▸ **Directions for this task**
Leave out the pictures and copy everything else below exactly.

● ● ● ● ●

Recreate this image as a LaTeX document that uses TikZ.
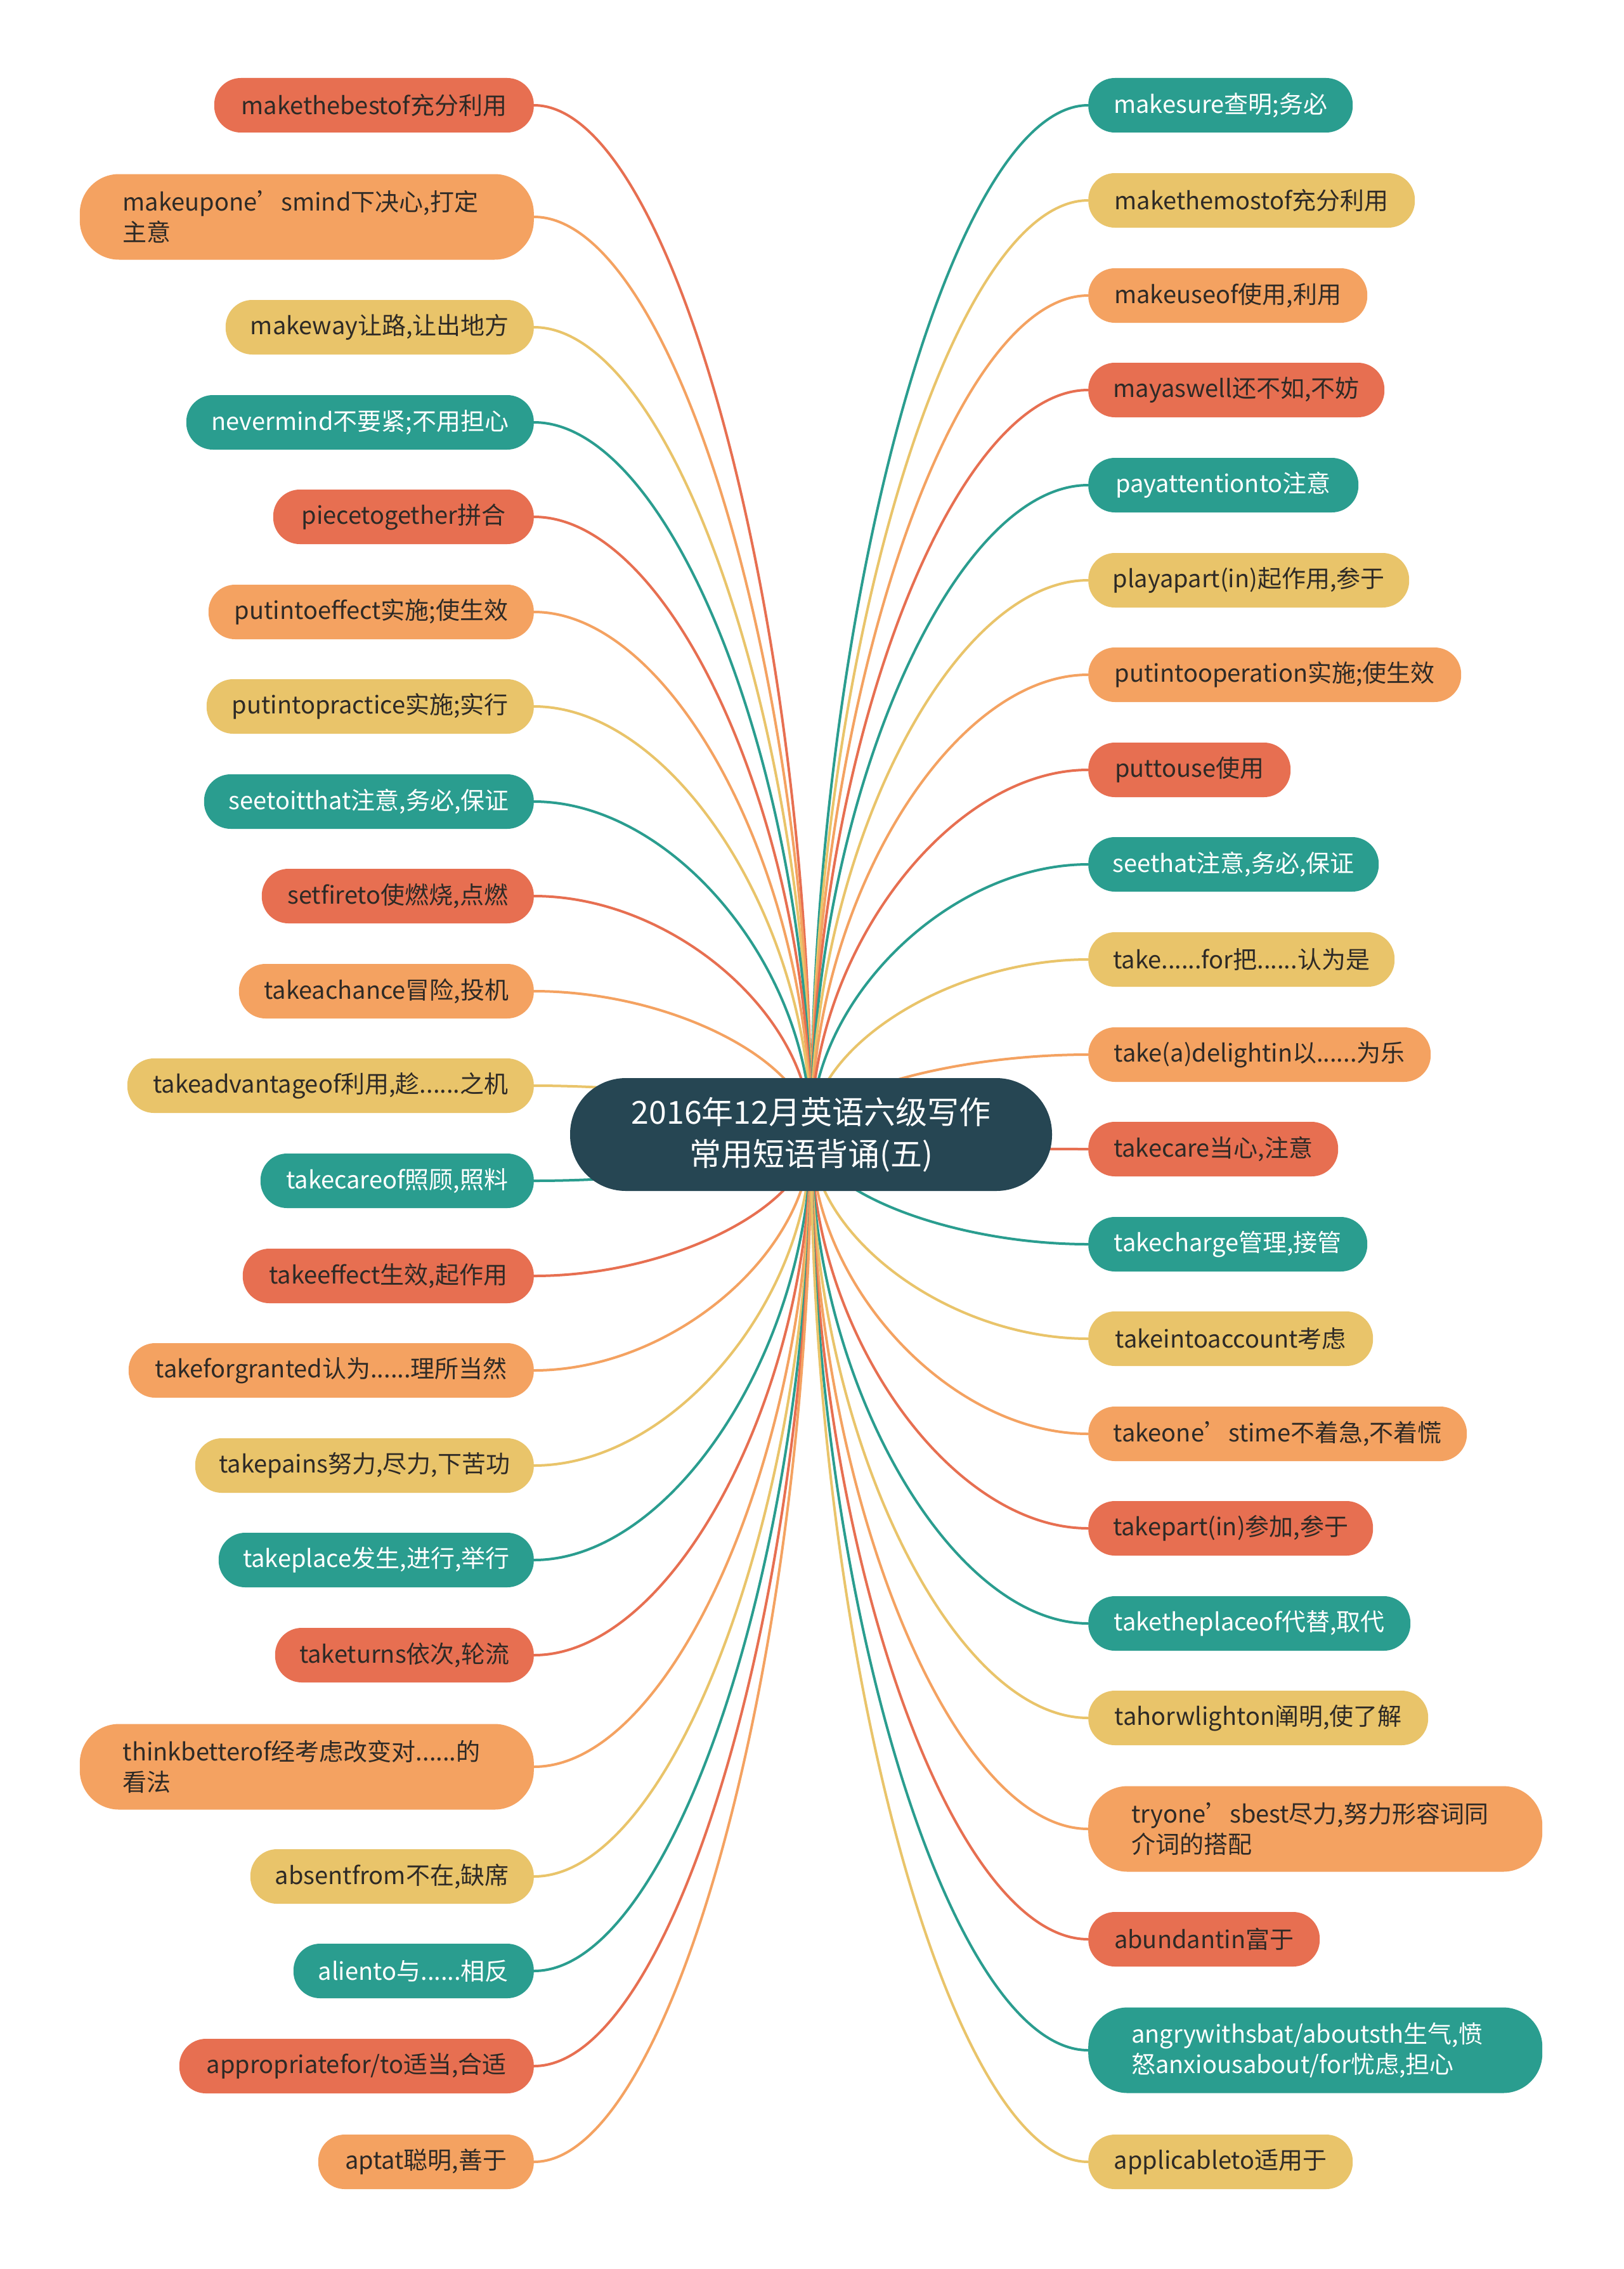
\documentclass[tikz,border=0pt]{standalone}
\usepackage{fontspec}
\setmainfont{Noto Sans CJK SC}
\usetikzlibrary{calc,backgrounds}
\definecolor{cRed}{HTML}{E76F51}
\definecolor{cOra}{HTML}{F4A261}
\definecolor{cYel}{HTML}{E9C46A}
\definecolor{cTea}{HTML}{2A9D8F}
\definecolor{cNav}{HTML}{264653}
\definecolor{cTxt}{HTML}{2E2A26}
\tikzset{
  leaf/.style={draw=none, rounded corners=42pt, minimum height=86pt, inner xsep=18pt, inner ysep=0pt,
    font=\fontsize{38}{48}\selectfont, text=cTxt},
  leafL/.style={leaf, anchor=east},
  leafR/.style={leaf, anchor=west},
  two/.style={minimum height=135pt, rounded corners=62pt, text width=580pt, inner xsep=68pt, align=left, minimum width=0pt},
  fR/.style={fill=cRed}, fO/.style={fill=cOra}, fY/.style={fill=cYel}, fT/.style={fill=cTea, text=white},
  root/.style={fill=cNav, text=white, rounded corners=88pt, minimum width=760pt, minimum height=178pt,
    inner sep=0pt, align=center, font=\fontsize{50}{66}\selectfont},
  link/.style={line width=4pt},
}
\begin{document}
\begin{tikzpicture}[x=1pt,y=-1pt]
\useasboundingbox (0,0) rectangle (2560,3578);
\node[root] (c) at (1279,1789) {2016年12月英语六级写作\\常用短语背诵(五)};
% left
\node[leafL,fR,minimum width=504pt] (L1) at (842,166) {makethebestof充分利用};
\node[leafL,fO,two] (L2) at (842,342) {makeupone’smind下决心,打定\\主意};
\node[leafL,fY,minimum width=486pt] (L3) at (842,516) {makeway让路,让出地方};
\node[leafL,fT,minimum width=548pt] (L4) at (842,666) {nevermind不要紧;不用担心};
\node[leafL,fR,minimum width=411pt] (L5) at (842,815) {piecetogether拼合};
\node[leafL,fO,minimum width=513pt] (L6) at (842,965) {putintoeffect实施;使生效};
\node[leafL,fY,minimum width=516pt] (L7) at (842,1114) {putintopractice实施;实行};
\node[leafL,fT,minimum width=520pt] (L8) at (842,1264) {seetoitthat注意,务必,保证};
\node[leafL,fR,minimum width=429pt] (L9) at (842,1413) {setfireto使燃烧,点燃};
\node[leafL,fO,minimum width=465pt] (L10) at (842,1563) {takeachance冒险,投机};
\node[leafL,fY,minimum width=641pt] (L11) at (842,1712) {takeadvantageof利用,趁......之机};
\node[leafL,fT,minimum width=431pt] (L12) at (842,1862) {takecareof照顾,照料};
\node[leafL,fR,minimum width=459pt] (L13) at (842,2012) {takeeffect生效,起作用};
\node[leafL,fO,minimum width=639pt] (L14) at (842,2161) {takeforgranted认为......理所当然};
\node[leafL,fY,minimum width=534pt] (L15) at (842,2311) {takepains努力,尽力,下苦功};
\node[leafL,fT,minimum width=497pt] (L16) at (842,2460) {takeplace发生,进行,举行};
\node[leafL,fR,minimum width=408pt] (L17) at (842,2610) {taketurns依次,轮流};
\node[leafL,fO,two] (L18) at (842,2786) {thinkbetterof经考虑改变对......的\\看法};
\node[leafL,fY,minimum width=447pt] (L19) at (842,2959) {absentfrom不在,缺席};
\node[leafL,fT,minimum width=379pt] (L20) at (842,3108) {aliento与......相反};
\node[leafL,fR,minimum width=559pt] (L21) at (842,3258) {appropriatefor/to适当,合适};
\node[leafL,fO,minimum width=340pt] (L22) at (842,3409) {aptat聪明,善于};
% right
\node[leafR,fT,minimum width=417pt] (R1) at (1716,166) {makesure查明;务必};
\node[leafR,fY,minimum width=515pt] (R2) at (1716,316) {makethemostof充分利用};
\node[leafR,fO,minimum width=440pt] (R3) at (1716,466) {makeuseof使用,利用};
\node[leafR,fR,minimum width=467pt] (R4) at (1716,615) {mayaswell还不如,不妨};
\node[leafR,fT,minimum width=426pt] (R5) at (1716,765) {payattentionto注意};
\node[leafR,fY,minimum width=506pt] (R6) at (1716,915) {playapart(in)起作用,参于};
\node[leafR,fO,minimum width=588pt] (R7) at (1716,1064) {putintooperation实施;使生效};
\node[leafR,fR,minimum width=319pt] (R8) at (1716,1214) {puttouse使用};
\node[leafR,fT,minimum width=458pt] (R9) at (1716,1363) {seethat注意,务必,保证};
\node[leafR,fY,minimum width=483pt] (R10) at (1716,1513) {take......for把......认为是};
\node[leafR,fO,minimum width=540pt] (R11) at (1716,1663) {take(a)delightin以......为乐};
\node[leafR,fR,minimum width=394pt] (R12) at (1716,1812) {takecare当心,注意};
\node[leafR,fT,minimum width=440pt] (R13) at (1716,1962) {takecharge管理,接管};
\node[leafR,fY,minimum width=449pt] (R14) at (1716,2111) {takeintoaccount考虑};
\node[leafR,fO,minimum width=597pt] (R15) at (1716,2261) {takeone’stime不着急,不着慌};
\node[leafR,fR,minimum width=449pt] (R16) at (1716,2410) {takepart(in)参加,参于};
\node[leafR,fT,minimum width=508pt] (R17) at (1716,2560) {taketheplaceof代替,取代};
\node[leafR,fY,minimum width=536pt] (R18) at (1716,2709) {tahorwlighton阐明,使了解};
\node[leafR,fO,two] (R19) at (1716,2884) {tryone’sbest尽力,努力形容词同\\介词的搭配};
\node[leafR,fR,minimum width=365pt] (R20) at (1716,3058) {abundantin富于};
\node[leafR,fT,two] (R21) at (1716,3233) {angrywithsbat/aboutsth生气,愤\\怒anxiousabout/for忧虑,担心};
\node[leafR,fY,minimum width=417pt] (R22) at (1716,3409) {applicableto适用于};
\begin{scope}[on background layer]
\fill[white] (0,0) rectangle (2560,3578);
\foreach \n/\col in {L1/cRed,L2/cOra,L3/cYel,L4/cTea,L5/cRed,L6/cOra,L7/cYel,L8/cTea,L9/cRed,L10/cOra,L11/cYel,
  L12/cTea,L13/cRed,L14/cOra,L15/cYel,L16/cTea,L17/cRed,L18/cOra,L19/cYel,L20/cTea,L21/cRed,L22/cOra}
  \draw[link,\col] (c.center) .. controls ($(c.center |- \n.east)!0.5!(c.center)$)
     and ($(\n.east)!0.5!(c.center |- \n.east)$) .. (\n.east);
\foreach \n/\col in {R1/cTea,R2/cYel,R3/cOra,R4/cRed,R5/cTea,R6/cYel,R7/cOra,R8/cRed,R9/cTea,R10/cYel,R11/cOra,
  R12/cRed,R13/cTea,R14/cYel,R15/cOra,R16/cRed,R17/cTea,R18/cYel,R19/cOra,R20/cRed,R21/cTea,R22/cYel}
  \draw[link,\col] (c.center) .. controls ($(c.center |- \n.west)!0.5!(c.center)$)
     and ($(\n.west)!0.5!(c.center |- \n.west)$) .. (\n.west);
\end{scope}
\end{tikzpicture}
\end{document}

● ● ● ● ●

▸ **Task response**
Recreate this image as a LaTeX document that uses TikZ.
\documentclass[tikz,border=0pt]{standalone}
\usepackage{fontspec}
\setmainfont{Noto Sans CJK SC}
\usetikzlibrary{calc,backgrounds}
\definecolor{cRed}{HTML}{E76F51}
\definecolor{cOra}{HTML}{F4A261}
\definecolor{cYel}{HTML}{E9C46A}
\definecolor{cTea}{HTML}{2A9D8F}
\definecolor{cNav}{HTML}{264653}
\definecolor{cTxt}{HTML}{2E2A26}
\tikzset{
  leaf/.style={draw=none, rounded corners=42pt, minimum height=86pt, inner xsep=18pt, inner ysep=0pt,
    font=\fontsize{38}{48}\selectfont, text=cTxt},
  leafL/.style={leaf, anchor=east},
  leafR/.style={leaf, anchor=west},
  two/.style={minimum height=135pt, rounded corners=62pt, text width=580pt, inner xsep=68pt, align=left, minimum width=0pt},
  fR/.style={fill=cRed}, fO/.style={fill=cOra}, fY/.style={fill=cYel}, fT/.style={fill=cTea, text=white},
  root/.style={fill=cNav, text=white, rounded corners=88pt, minimum width=760pt, minimum height=178pt,
    inner sep=0pt, align=center, font=\fontsize{50}{66}\selectfont},
  link/.style={line width=4pt},
}
\begin{document}
\begin{tikzpicture}[x=1pt,y=-1pt]
\useasboundingbox (0,0) rectangle (2560,3578);
\node[root] (c) at (1279,1789) {2016年12月英语六级写作\\常用短语背诵(五)};
% left
\node[leafL,fR,minimum width=504pt] (L1) at (842,166) {makethebestof充分利用};
\node[leafL,fO,two] (L2) at (842,342) {makeupone’smind下决心,打定\\主意};
\node[leafL,fY,minimum width=486pt] (L3) at (842,516) {makeway让路,让出地方};
\node[leafL,fT,minimum width=548pt] (L4) at (842,666) {nevermind不要紧;不用担心};
\node[leafL,fR,minimum width=411pt] (L5) at (842,815) {piecetogether拼合};
\node[leafL,fO,minimum width=513pt] (L6) at (842,965) {putintoeffect实施;使生效};
\node[leafL,fY,minimum width=516pt] (L7) at (842,1114) {putintopractice实施;实行};
\node[leafL,fT,minimum width=520pt] (L8) at (842,1264) {seetoitthat注意,务必,保证};
\node[leafL,fR,minimum width=429pt] (L9) at (842,1413) {setfireto使燃烧,点燃};
\node[leafL,fO,minimum width=465pt] (L10) at (842,1563) {takeachance冒险,投机};
\node[leafL,fY,minimum width=641pt] (L11) at (842,1712) {takeadvantageof利用,趁......之机};
\node[leafL,fT,minimum width=431pt] (L12) at (842,1862) {takecareof照顾,照料};
\node[leafL,fR,minimum width=459pt] (L13) at (842,2012) {takeeffect生效,起作用};
\node[leafL,fO,minimum width=639pt] (L14) at (842,2161) {takeforgranted认为......理所当然};
\node[leafL,fY,minimum width=534pt] (L15) at (842,2311) {takepains努力,尽力,下苦功};
\node[leafL,fT,minimum width=497pt] (L16) at (842,2460) {takeplace发生,进行,举行};
\node[leafL,fR,minimum width=408pt] (L17) at (842,2610) {taketurns依次,轮流};
\node[leafL,fO,two] (L18) at (842,2786) {thinkbetterof经考虑改变对......的\\看法};
\node[leafL,fY,minimum width=447pt] (L19) at (842,2959) {absentfrom不在,缺席};
\node[leafL,fT,minimum width=379pt] (L20) at (842,3108) {aliento与......相反};
\node[leafL,fR,minimum width=559pt] (L21) at (842,3258) {appropriatefor/to适当,合适};
\node[leafL,fO,minimum width=340pt] (L22) at (842,3409) {aptat聪明,善于};
% right
\node[leafR,fT,minimum width=417pt] (R1) at (1716,166) {makesure查明;务必};
\node[leafR,fY,minimum width=515pt] (R2) at (1716,316) {makethemostof充分利用};
\node[leafR,fO,minimum width=440pt] (R3) at (1716,466) {makeuseof使用,利用};
\node[leafR,fR,minimum width=467pt] (R4) at (1716,615) {mayaswell还不如,不妨};
\node[leafR,fT,minimum width=426pt] (R5) at (1716,765) {payattentionto注意};
\node[leafR,fY,minimum width=506pt] (R6) at (1716,915) {playapart(in)起作用,参于};
\node[leafR,fO,minimum width=588pt] (R7) at (1716,1064) {putintooperation实施;使生效};
\node[leafR,fR,minimum width=319pt] (R8) at (1716,1214) {puttouse使用};
\node[leafR,fT,minimum width=458pt] (R9) at (1716,1363) {seethat注意,务必,保证};
\node[leafR,fY,minimum width=483pt] (R10) at (1716,1513) {take......for把......认为是};
\node[leafR,fO,minimum width=540pt] (R11) at (1716,1663) {take(a)delightin以......为乐};
\node[leafR,fR,minimum width=394pt] (R12) at (1716,1812) {takecare当心,注意};
\node[leafR,fT,minimum width=440pt] (R13) at (1716,1962) {takecharge管理,接管};
\node[leafR,fY,minimum width=449pt] (R14) at (1716,2111) {takeintoaccount考虑};
\node[leafR,fO,minimum width=597pt] (R15) at (1716,2261) {takeone’stime不着急,不着慌};
\node[leafR,fR,minimum width=449pt] (R16) at (1716,2410) {takepart(in)参加,参于};
\node[leafR,fT,minimum width=508pt] (R17) at (1716,2560) {taketheplaceof代替,取代};
\node[leafR,fY,minimum width=536pt] (R18) at (1716,2709) {tahorwlighton阐明,使了解};
\node[leafR,fO,two] (R19) at (1716,2884) {tryone’sbest尽力,努力形容词同\\介词的搭配};
\node[leafR,fR,minimum width=365pt] (R20) at (1716,3058) {abundantin富于};
\node[leafR,fT,two] (R21) at (1716,3233) {angrywithsbat/aboutsth生气,愤\\怒anxiousabout/for忧虑,担心};
\node[leafR,fY,minimum width=417pt] (R22) at (1716,3409) {applicableto适用于};
\begin{scope}[on background layer]
\fill[white] (0,0) rectangle (2560,3578);
\foreach \n/\col in {L1/cRed,L2/cOra,L3/cYel,L4/cTea,L5/cRed,L6/cOra,L7/cYel,L8/cTea,L9/cRed,L10/cOra,L11/cYel,
  L12/cTea,L13/cRed,L14/cOra,L15/cYel,L16/cTea,L17/cRed,L18/cOra,L19/cYel,L20/cTea,L21/cRed,L22/cOra}
  \draw[link,\col] (c.center) .. controls ($(c.center |- \n.east)!0.5!(c.center)$)
     and ($(\n.east)!0.5!(c.center |- \n.east)$) .. (\n.east);
\foreach \n/\col in {R1/cTea,R2/cYel,R3/cOra,R4/cRed,R5/cTea,R6/cYel,R7/cOra,R8/cRed,R9/cTea,R10/cYel,R11/cOra,
  R12/cRed,R13/cTea,R14/cYel,R15/cOra,R16/cRed,R17/cTea,R18/cYel,R19/cOra,R20/cRed,R21/cTea,R22/cYel}
  \draw[link,\col] (c.center) .. controls ($(c.center |- \n.west)!0.5!(c.center)$)
     and ($(\n.west)!0.5!(c.center |- \n.west)$) .. (\n.west);
\end{scope}
\end{tikzpicture}
\end{document}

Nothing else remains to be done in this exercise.